STORED DATA:
- - - - - - -
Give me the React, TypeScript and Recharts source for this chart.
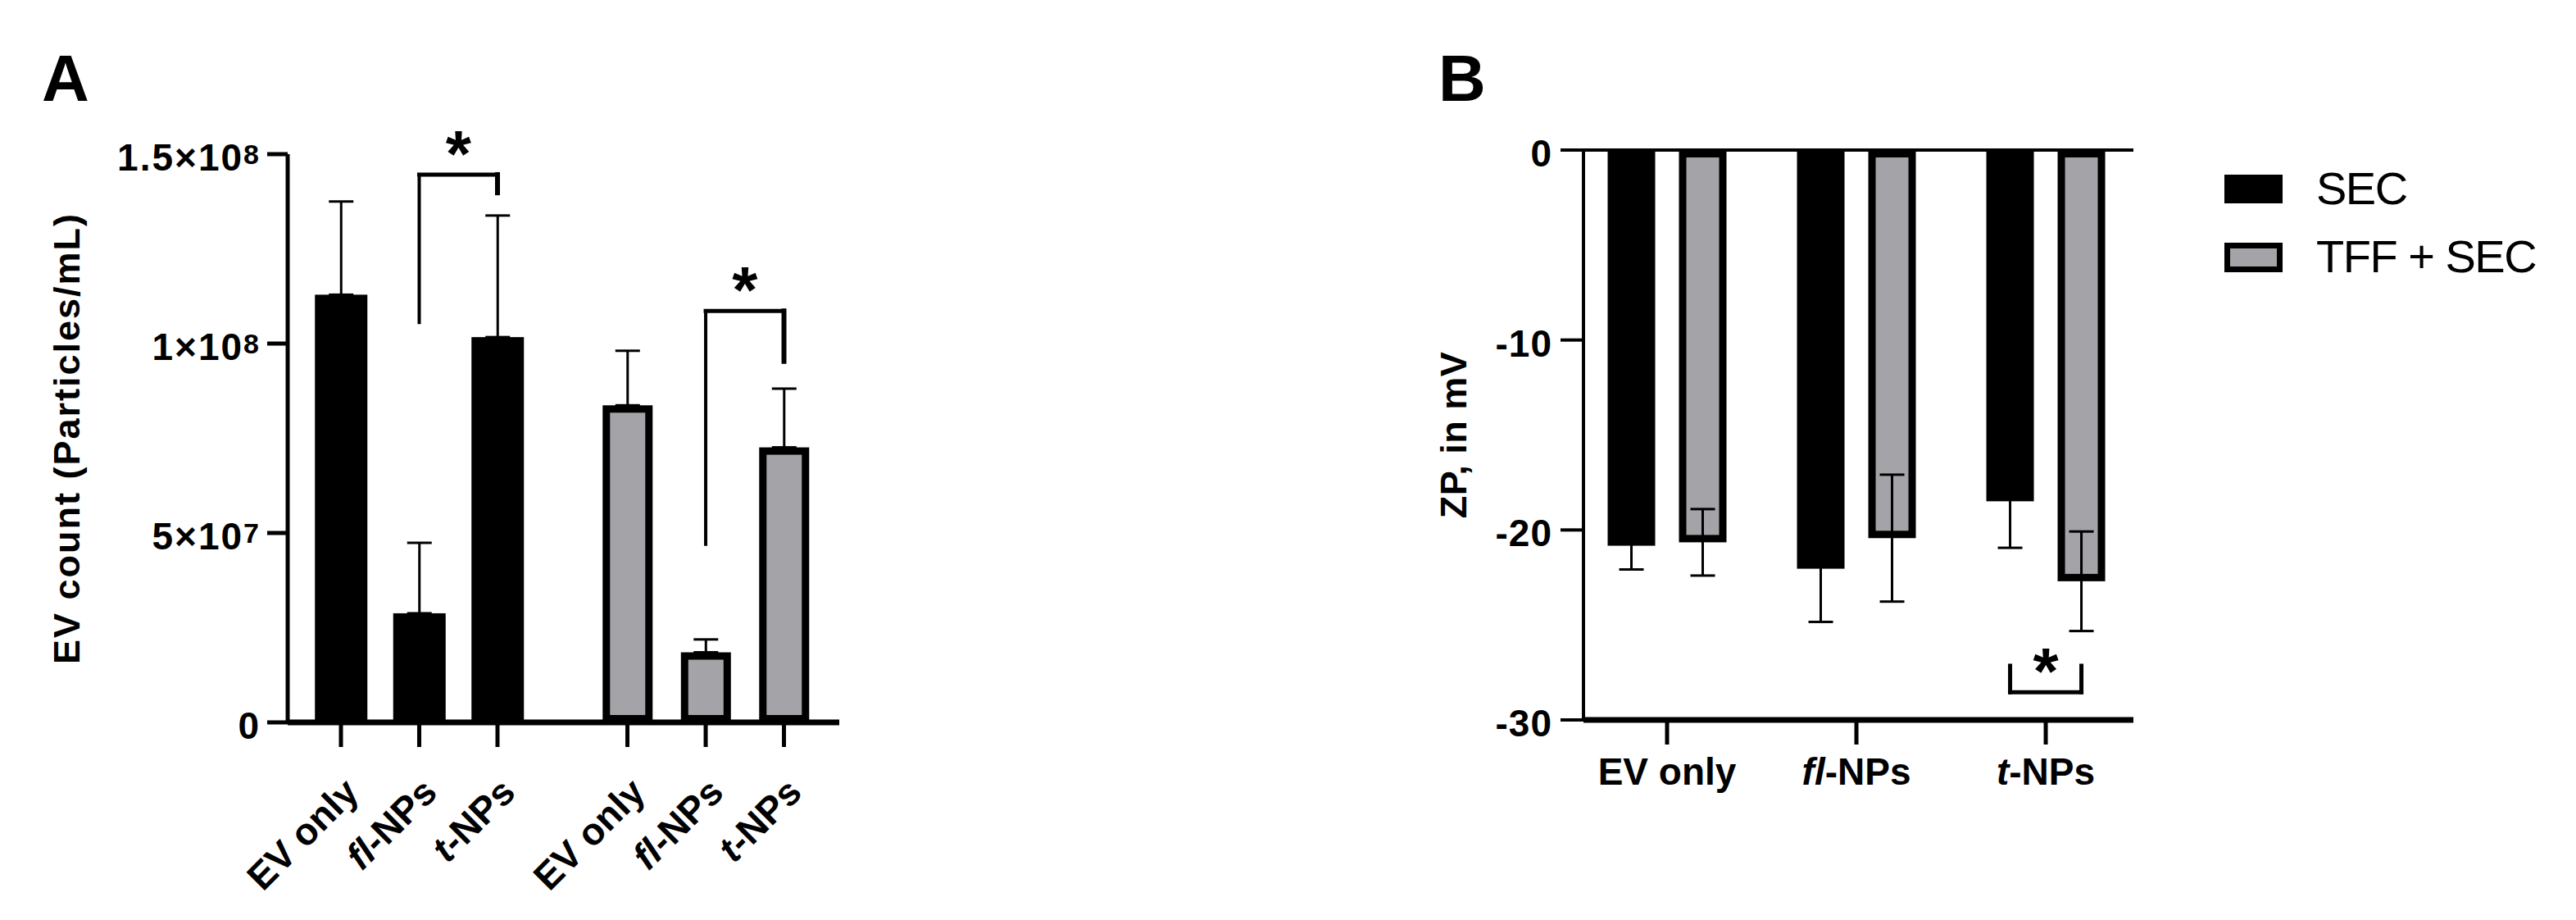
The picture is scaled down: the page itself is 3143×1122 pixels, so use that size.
import { BarChart, Bar, XAxis, YAxis, ErrorBar, ReferenceLine, ReferenceDot } from 'recharts'

const FONT = "'Liberation Sans', Arial, Helvetica, sans-serif"
const GRAY = '#a4a4a8'
const BORDER = 9

// Panel A: EV count per condition (SEC then TFF + SEC)
const countLabels = ['EV only', 'fl-NPs', 't-NPs', 'EV only', 'fl-NPs', 't-NPs']
const countMethod = ['SEC', 'SEC', 'SEC', 'TFF + SEC', 'TFF + SEC', 'TFF + SEC']
const countMean = [1.129e8, 2.88e7, 1.017e8, 8.37e7, 1.85e7, 7.26e7]
const countSd = [2.46e7, 1.86e7, 3.21e7, 1.44e7, 3.4e6, 1.55e7]
const countTicks = [0, 5e7, 1e8, 1.5e8]
const countSig = [
  { a: 1, b: 2, top: 1.446e8, endA: 1.056e8, endB: 1.398e8, star: 1.537e8 },
  { a: 4, b: 5, top: 1.086e8, endA: 4.7e7, endB: 9.53e7, star: 1.178e8 },
]

// Panel B: zeta potential
const zpLabels = ['EV only', 'fl-NPs', 't-NPs']
const zpSec = [-20.83, -22.04, -18.49]
const zpSecSd = [1.25, 2.8, 2.45]
const zpTff = [-20.65, -20.43, -22.7]
const zpTffSd = [1.75, 3.34, 2.62]
const zpTicks = [0, -10, -20, -30]
const zpSig = { group: 2, bottom: -28.54, legs: -27.15, star: -26.7 }

const series = [
  { name: 'SEC', fill: '#000' },
  { name: 'TFF + SEC', fill: GRAY },
]

// second group of panel A sits a bit further right than one slot
const GROUP_GAP = 0.66
const posA = countLabels.map((_, i) => i + (i >= 3 ? GROUP_GAP : 0))

const countData = countLabels.map((label, i) => ({
  pos: posA[i],
  label,
  method: countMethod[i],
  value: countMean[i],
  err: [0, countSd[i]],
}))

const zpData = zpLabels.map((label, i) => ({
  pos: i,
  label,
  sec: zpSec[i],
  secErr: zpSecSd[i],
  tff: zpTff[i],
  tffErr: zpTffSd[i],
}))

// bar width 58 + gap 29 over a 231px slot
const PAIR_OFFSET = (58 + 29) / 2 / 231

function renderLabel(label: string) {
  const m = label.match(/^(fl|t)(-.*)$/)
  if (!m) return label
  return (
    <>
      <tspan fontStyle="italic">{m[1]}</tspan>
      <tspan>{m[2]}</tspan>
    </>
  )
}

function BarBox(props: any) {
  const { x, y, width, height, filled, inset = 0 } = props
  const top = Math.min(y, y + height)
  const h = Math.abs(height)
  if (filled) return <rect x={x} y={top} width={width} height={h} fill="#000" />
  return (
    <rect
      x={x + inset + BORDER / 2}
      y={top + BORDER / 2}
      width={width - 2 * inset - BORDER}
      height={Math.max(h - BORDER, 0)}
      fill={GRAY}
      stroke="#000"
      strokeWidth={BORDER}
    />
  )
}

function CountTick({ x, y, payload }: any) {
  const v = payload.value
  const common = { fontFamily: FONT, fontSize: 46, fontWeight: 'bold', fill: '#000', textAnchor: 'end' as const }
  if (v === 0) return <text x={x} y={y + 20} {...common}>0</text>
  const exp = Math.floor(Math.log10(v))
  const mant = +(v / 10 ** exp).toFixed(2)
  return (
    <text x={x} y={y + 20} {...common} letterSpacing={2}>
      {`${mant}×10`}
      <tspan fontSize={34} dy={-8} letterSpacing={0}>{exp}</tspan>
    </text>
  )
}

function ZpTick({ x, y, payload }: any) {
  return (
    <text x={x} y={y + 20} fontFamily={FONT} fontSize={46} fontWeight="bold" textAnchor="end" letterSpacing={1}>
      {payload.value}
    </text>
  )
}

function SlantTick({ x, y, index }: any) {
  const px = x + 24
  const py = y + 58
  return (
    <text
      x={px}
      y={py}
      transform={`rotate(-45 ${px} ${py})`}
      textAnchor="end"
      fontFamily={FONT}
      fontSize={46}
      fontWeight="bold"
    >
      {renderLabel(countLabels[index])}
    </text>
  )
}

function FlatTick({ x, y, index }: any) {
  return (
    <text x={x} y={y + 49} textAnchor="middle" fontFamily={FONT} fontSize={46} fontWeight="bold">
      {renderLabel(zpLabels[index])}
    </text>
  )
}

function AxisTitle({ viewBox, text, baseX, spacing }: any) {
  const cy = viewBox.y + viewBox.height / 2
  const x = viewBox.x + baseX
  return (
    <text
      x={x}
      y={cy}
      transform={`rotate(-90 ${x} ${cy})`}
      textAnchor="middle"
      fontFamily={FONT}
      fontSize={45}
      fontWeight="bold"
      letterSpacing={spacing}
    >
      {text}
    </text>
  )
}

function Star({ cx, cy }: any) {
  return (
    <text x={cx} y={cy + 44} textAnchor="middle" fontFamily={FONT} fontSize={80} fontWeight="bold">
      *
    </text>
  )
}

function seg(key: string, x1: number, y1: number, x2: number, y2: number, w: number) {
  return (
    <ReferenceLine
      key={key}
      segment={[{ x: x1, y: y1 }, { x: x2, y: y2 }]}
      stroke="#000"
      strokeWidth={w}
      strokeLinecap="square"
      ifOverflow="visible"
    />
  )
}

function CountChart() {
  return (
    <BarChart width={1100} height={1122} data={countData} margin={{ top: 188, right: 76, bottom: 41, left: 0 }}>
      <XAxis
        dataKey="pos"
        type="number"
        domain={[-0.6806, 6.3665]}
        ticks={posA}
        interval={0}
        height={200}
        tickSize={30}
        tickMargin={0}
        axisLine={{ stroke: '#000', strokeWidth: 7 }}
        tickLine={{ stroke: '#000', strokeWidth: 5 }}
        tick={(p: any) => <SlantTick {...p} />}
      />
      <YAxis
        type="number"
        domain={[0, 1.5e8]}
        ticks={countTicks}
        interval={0}
        width={351}
        tickSize={25}
        tickMargin={10}
        axisLine={{ stroke: '#000', strokeWidth: 5 }}
        tickLine={{ stroke: '#000', strokeWidth: 5 }}
        tick={(p: any) => <CountTick {...p} />}
        label={{ content: (p: any) => <AxisTitle viewBox={p.viewBox} text="EV count (Particles/mL)" baseX={97} spacing={2} /> }}
      />
      <Bar
        dataKey="value"
        barSize={64}
        isAnimationActive={false}
        shape={(p: any) => <BarBox {...p} filled={p.payload.method === 'SEC'} inset={1.5} />}
      >
        <ErrorBar dataKey="err" width={15} strokeWidth={3} stroke="#000" direction="y" isAnimationActive={false} />
      </Bar>
      {countSig.flatMap((s, k) => {
        const xa = posA[s.a]
        const xb = posA[s.b]
        return [
          seg(`l${k}`, xa, s.endA, xa, s.top, 4),
          seg(`t${k}`, xa, s.top, xb, s.top, 5),
          seg(`r${k}`, xb, s.top, xb, s.endB, 6),
          <ReferenceDot
            key={`s${k}`}
            x={(xa + xb) / 2}
            y={s.star}
            r={0}
            ifOverflow="visible"
            shape={(p: any) => <Star cx={p.cx} cy={p.cy} />}
          />,
        ]
      })}
    </BarChart>
  )
}

function ZpChart() {
  const xa = zpSig.group - PAIR_OFFSET
  const xb = zpSig.group + PAIR_OFFSET
  return (
    <BarChart width={1443} height={1122} data={zpData} barGap={29} margin={{ top: 183, right: 540, bottom: 124, left: 0 }}>
      <XAxis
        dataKey="pos"
        type="number"
        domain={[-0.4416, 2.463]}
        ticks={[0, 1, 2]}
        interval={0}
        height={120}
        tickSize={30}
        tickMargin={0}
        axisLine={{ stroke: '#000', strokeWidth: 7 }}
        tickLine={{ stroke: '#000', strokeWidth: 5 }}
        tick={(p: any) => <FlatTick {...p} />}
      />
      <YAxis
        type="number"
        domain={[-30, 0]}
        ticks={zpTicks}
        interval={0}
        width={232}
        tickSize={28}
        tickMargin={10}
        axisLine={{ stroke: '#000', strokeWidth: 4 }}
        tickLine={{ stroke: '#000', strokeWidth: 4 }}
        tick={(p: any) => <ZpTick {...p} />}
        label={{ content: (p: any) => <AxisTitle viewBox={p.viewBox} text="ZP, in mV" baseX={89} spacing={0.5} /> }}
      />
      <ReferenceLine y={0} stroke="#000" strokeWidth={4} />
      <Bar dataKey="sec" name={series[0].name} barSize={58} isAnimationActive={false} shape={(p: any) => <BarBox {...p} filled />}>
        <ErrorBar dataKey="secErr" width={15} strokeWidth={3} stroke="#000" direction="y" isAnimationActive={false} />
      </Bar>
      <Bar dataKey="tff" name={series[1].name} barSize={58} isAnimationActive={false} shape={(p: any) => <BarBox {...p} filled={false} />}>
        <ErrorBar dataKey="tffErr" width={15} strokeWidth={3} stroke="#000" direction="y" isAnimationActive={false} />
      </Bar>
      {seg('bl', xa, zpSig.legs, xa, zpSig.bottom, 5)}
      {seg('bb', xa, zpSig.bottom, xb, zpSig.bottom, 5)}
      {seg('br', xb, zpSig.bottom, xb, zpSig.legs, 5)}
      <ReferenceDot
        x={zpSig.group}
        y={zpSig.star}
        r={0}
        ifOverflow="visible"
        shape={(p: any) => <Star cx={p.cx} cy={p.cy} />}
      />
    </BarChart>
  )
}

export default function App() {
  return (
    <div style={{ position: 'absolute', left: 0, top: 0, width: 3143, height: 1122, background: '#fff' }}>
      <div style={{ position: 'absolute', left: 0, top: 0 }}>
        <CountChart />
      </div>
      <div style={{ position: 'absolute', left: 1700, top: 0 }}>
        <ZpChart />
      </div>
      <svg width={3143} height={1122} style={{ position: 'absolute', left: 0, top: 0, pointerEvents: 'none' }}>
        <text x={51} y={123} fontFamily={FONT} fontSize={80} fontWeight="bold">A</text>
        <text x={1755} y={123} fontFamily={FONT} fontSize={80} fontWeight="bold">B</text>
        {/* legend for panel B */}
        <rect x={2714} y={213} width={71} height={35} fill={series[0].fill} />
        <rect x={2717.5} y={299.5} width={64} height={29} fill={series[1].fill} stroke="#000" strokeWidth={7} />
        <text x={2826} y={249} fontFamily={FONT} fontSize={56} letterSpacing={-1.5}>{series[0].name}</text>
        <text x={2826} y={332} fontFamily={FONT} fontSize={56} letterSpacing={-1.5}>{series[1].name}</text>
      </svg>
    </div>
  )
}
- - - - - - -
EXERCISE INSTRUCTIONS:
Transcribe nothing but the lines from the line with "The picture is" through the line with "const BORDER = 9", reproducing each exactly.

THE OUTPUT:
The picture is scaled down: the page itself is 3143×1122 pixels, so use that size.
import { BarChart, Bar, XAxis, YAxis, ErrorBar, ReferenceLine, ReferenceDot } from 'recharts'

const FONT = "'Liberation Sans', Arial, Helvetica, sans-serif"
const GRAY = '#a4a4a8'
const BORDER = 9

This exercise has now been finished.